Galassi mi ricevette in maniche di camicia, con il sigaro in bocca, un uomo tarchiato ma con l’aria robusta, abbronzato, con gli occhiali, mi fece accomodare, mi guardò in silenzio per un minuto, guardò Soliani che si era seduto al mio fianco, poi mi disse: se lei fosse il capo di una azienda che vende botti e guadagna bene e i suoi clienti sono contenti, ma viene un suo collaboratore, ingegnere, che le propone di spostare la posizione del rubinetto delle botti per consentire di poterne trasportare di più con lo stesso carico e quindi di guadagnare di più, lei aderisce alla proposta, ma ad un certo punto i clienti cominciano a diradare gli ordini lei cosa farebbe?
Io, precipitato nel panico, non avevo la benché minima idea di cosa si doveva fare ed allora sentendomi perso ed avendo pensato che purtroppo stavo perdendo la opportunità cui tanto tenevo, dissi quasi con l’aria scocciata che sarei andato a chiederlo ai clienti perché non compravano più come prima. Galassi stette un attimo in silenzio, mi guardò, sorrise e mi disse: esatto proprio come farei io. Poi rivolgendosi verso Soliani disse, questo per me va bene, ci pensi lei e mi porse la mano per salutarmi dicendo allo stesso tempo benvenuto.
Sono uscito da Via Clerici felice, Soliani mi aveva detto che avrei ricevuto la lettera di assunzione per posta e istruzioni sulla data e il luogo dove presentarmi successivamente, avrei comunque iniziato con un corso di prima formazione a Firenze. Andai in pensione, telefonai a casa dicendo che era andata bene, uscii per mangiare qualcosa in una latteria; avevo fame, sul treno avevo esaurito le scorte che mi aveva dato la mia mamma, mangiai con tanto appetito la cotoletta con patate, andai a letto. L’indomani mattina mi aspettava la mia Freccia del Sud con un percorso inverso a quello appena fatto.

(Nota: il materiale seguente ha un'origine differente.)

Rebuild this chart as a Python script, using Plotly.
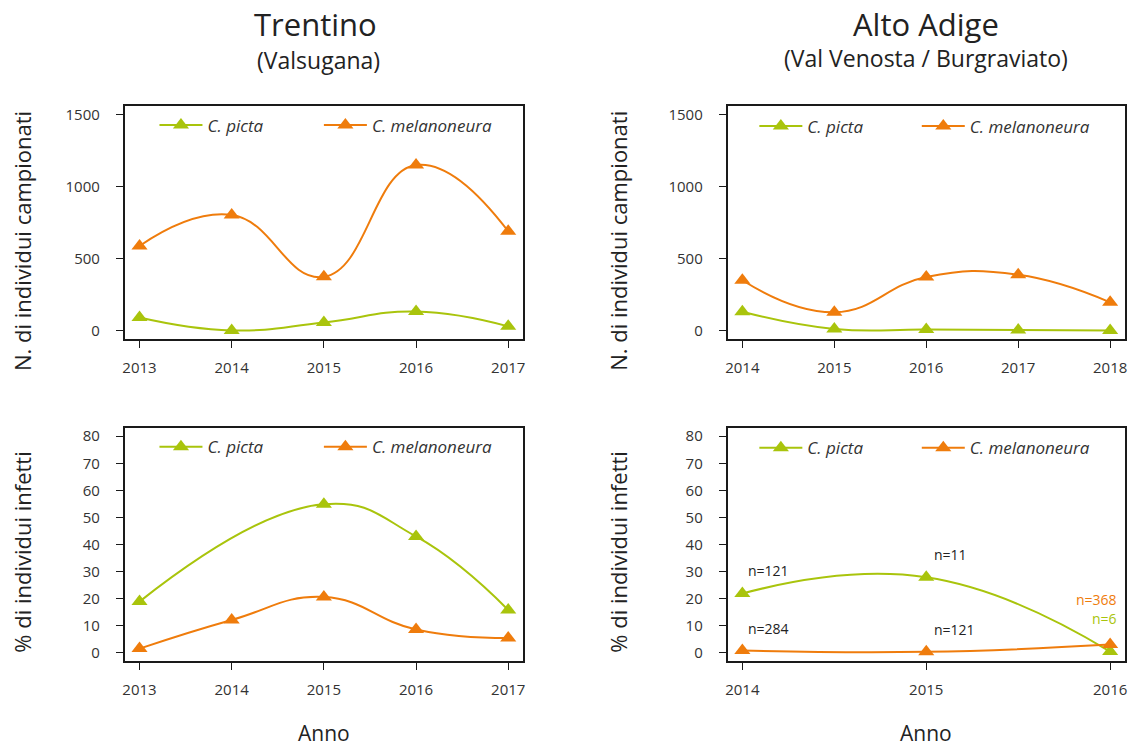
import plotly.graph_objects as go

GREEN = '#a9c40c'
ORANGE = '#ef7c0c'
FONT = 'Open Sans'

# ---------------- data ----------------
years_tn = [2013, 2014, 2015, 2016, 2017]
tn_count_picta = [92, 2, 57, 133, 30]
tn_count_melan = [588, 803, 374, 1150, 690]
tn_inf_picta = [18.8, None, 54.8, 42.9, 15.7]
tn_inf_melan = [1.4, 12.0, 20.5, 8.5, 5.3]

years_aa_count = [2014, 2015, 2016, 2017, 2018]
aa_count_picta = [132, 12, 8, 4, 2]
aa_count_melan = [350, 128, 372, 388, 197]

years_aa_inf = [2014, 2015, 2016]
aa_inf_picta = [21.8, 27.8, 0.3]
aa_inf_melan = [0.7, 0.2, 2.9]
aa_n_picta = ['n=121', 'n=11', 'n=6']
aa_n_melan = ['n=284', 'n=121', 'n=368']

names = ['C. picta', 'C. melanoneura']
count_ticks = [0, 500, 1000, 1500]
inf_ticks = [0, 10, 20, 30, 40, 50, 60, 70, 80]

# body margin is removed by a post script, so the figure fills the window
W, H = 1141, 750


def px(x):
    return x / W


def py(y):
    return 1 - y / H


fig = go.Figure()

# (xaxis, yaxis, years, picta, melanoneura, legend x of picta, legend x of melanoneura, legend y)
panels = [
    ('x', 'y', years_tn, tn_count_picta, tn_count_melan, 153, 318, 124),
    ('x2', 'y2', years_aa_count, aa_count_picta, aa_count_melan, 755, 918, 125),
    ('x3', 'y3', years_tn, tn_inf_picta, tn_inf_melan, 153, 318, 447),
    ('x4', 'y4', years_aa_inf, aa_inf_picta, aa_inf_melan, 755, 918, 448),
]

leg_common = dict(orientation='h', bgcolor='rgba(0,0,0,0)', borderwidth=0,
                  font=dict(family=FONT, size=17, color='#333333', style='italic'),
                  xanchor='left', yanchor='middle', itemwidth=43,
                  itemclick=False, itemdoubleclick=False)

legends = {}
k = 0
for xa, ya, yrs, p, m, lxp, lxm, ly in panels:
    for vals, col, nm, lx in ((p, GREEN, names[0], lxp), (m, ORANGE, names[1], lxm)):
        k += 1
        lname = 'legend' if k == 1 else 'legend%d' % k
        legends[lname] = dict(x=px(lx), y=py(ly), **leg_common)
        fig.add_trace(go.Scatter(
            x=yrs, y=vals, name=nm, mode='lines+markers',
            line=dict(color=col, width=2, shape='spline', smoothing=1.3),
            marker=dict(symbol='triangle-up', size=14, color=col),
            connectgaps=True, xaxis=xa, yaxis=ya, legend=lname,
            showlegend=True, hoverinfo='x+y'))

fig.update_layout(**legends)

axis_common = dict(showline=True, linecolor='#1a1a1a', linewidth=1.8, mirror=True,
                   ticks='outside', ticklen=7, tickwidth=1.2, tickcolor='#1a1a1a',
                   showgrid=False, zeroline=False,
                   tickfont=dict(family=FONT, size=15, color='#333333'))

left_dom = [px(123.2), px(522.8)]
right_dom = [px(728.2), px(1126.8)]
top_dom = [py(338.7), py(104.3)]
bot_dom = [py(661.7), py(427.3)]

fig.update_layout(
    xaxis=dict(domain=left_dom, anchor='y', range=[2012.84, 2017.16], tickvals=years_tn,
               ticklabelstandoff=7, **axis_common),
    yaxis=dict(domain=top_dom, anchor='x', range=[-60, 1560], tickvals=count_ticks,
               ticklabelstandoff=13, **axis_common),
    xaxis2=dict(domain=right_dom, anchor='y2', range=[2013.84, 2018.16], tickvals=years_aa_count,
                ticklabelstandoff=7, **axis_common),
    yaxis2=dict(domain=top_dom, anchor='x2', range=[-60, 1560], tickvals=count_ticks,
                ticklabelstandoff=13, **axis_common),
    xaxis3=dict(domain=left_dom, anchor='y3', range=[2012.84, 2017.16], tickvals=years_tn,
                ticklabelstandoff=7, **axis_common),
    yaxis3=dict(domain=bot_dom, anchor='x3', range=[-3.2, 83.2], tickvals=inf_ticks,
                ticklabelstandoff=13, **axis_common),
    xaxis4=dict(domain=right_dom, anchor='y4', range=[2013.92, 2016.08], tickvals=years_aa_inf,
                ticklabelstandoff=7, **axis_common),
    yaxis4=dict(domain=bot_dom, anchor='x4', range=[-3.2, 83.2], tickvals=inf_ticks,
                ticklabelstandoff=13, **axis_common),
)

ann = []
# titles
ann.append(dict(text='Trentino', x=px(315), y=py(22), font=dict(size=31)))
ann.append(dict(text='(Valsugana)', x=px(318), y=py(58), font=dict(size=23)))
ann.append(dict(text='Alto Adige', x=px(927), y=py(22), font=dict(size=31)))
ann.append(dict(text='(Val Venosta / Burgraviato)', x=px(927), y=py(56), font=dict(size=23)))
# axis titles
for xx in (20, 618):
    ann.append(dict(text='N. di individui campionati', x=px(xx), y=py(240), textangle=-90,
                    font=dict(size=22)))
    ann.append(dict(text='% di individui infetti', x=px(xx), y=py(552), textangle=-90,
                    font=dict(size=22)))
ann.append(dict(text='Anno', x=px(323), y=py(734), font=dict(size=21)))
ann.append(dict(text='Anno', x=px(927), y=py(734), font=dict(size=21)))
for a in ann:
    a.update(xref='paper', yref='paper', showarrow=False, xanchor='center', yanchor='middle',
             borderpad=0)
    a['font'] = dict(family=FONT, color='#222222', **a['font'])

# sample size labels (bottom-right panel)
n_pos_picta = [(years_aa_inf[0] + 0.02, 30.2, 'left', '#222222'),
               (years_aa_inf[1] + 0.03, 36.1, 'left', '#222222'),
               (years_aa_inf[2] + 0.05, 12.5, 'right', GREEN)]
n_pos_melan = [(years_aa_inf[0] + 0.02, 8.8, 'left', '#222222'),
               (years_aa_inf[1] + 0.03, 8.5, 'left', '#222222'),
               (years_aa_inf[2] + 0.05, 19.5, 'right', ORANGE)]
for labels, pos in ((aa_n_picta, n_pos_picta), (aa_n_melan, n_pos_melan)):
    for t, (xx, yy, anc, col) in zip(labels, pos):
        ann.append(dict(text=t, x=xx, y=yy, xref='x4', yref='y4', showarrow=False,
                        xanchor=anc, yanchor='middle',
                        font=dict(family=FONT, size=14, color=col)))

fig.update_layout(
    annotations=ann,
    width=W, height=H, margin=dict(l=0, r=0, t=0, b=0),
    paper_bgcolor='white', plot_bgcolor='white',
    font=dict(family=FONT, color='#333333'),
)

fig.write_html('out.html', config={'displayModeBar': False},
               post_script="document.body.style.margin='0px';document.body.style.overflow='hidden';")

Passai una notte tranquilla piena di sogni belli, andai alla stazione e presi il treno, la Olivetti mi aveva rimborsato il biglietto e pagato una diaria che mi copriva tutte le spese. Il viaggio fu più lungo di quello dell’andata nella mia impressione, ma fu sereno, senza preoccupazione, non vedevo l’ora di riabbracciare i miei, c’era meno gente dell’andata, mi comprai un cestino da viaggio alla stazione di Bologna e pisolai sino a Palermo. Per la verità continuavo a girare nella mia testa la situazione, avevo un lavoro, dovevo emigrare, cominciava davvero la mia vita, dovevo lasciare famiglia e amici e gli occhi mi si gonfiavano di lacrime, non sapevo se ce l’avrei fatta. E il treno correva, mentre i compagni di viaggio non parlavano, immersi anche loro nei loro pensieri. Ed io pensavo a cosa mi avrebbe riservato la vita.
Bravo Gianni: una più bella dell’altra!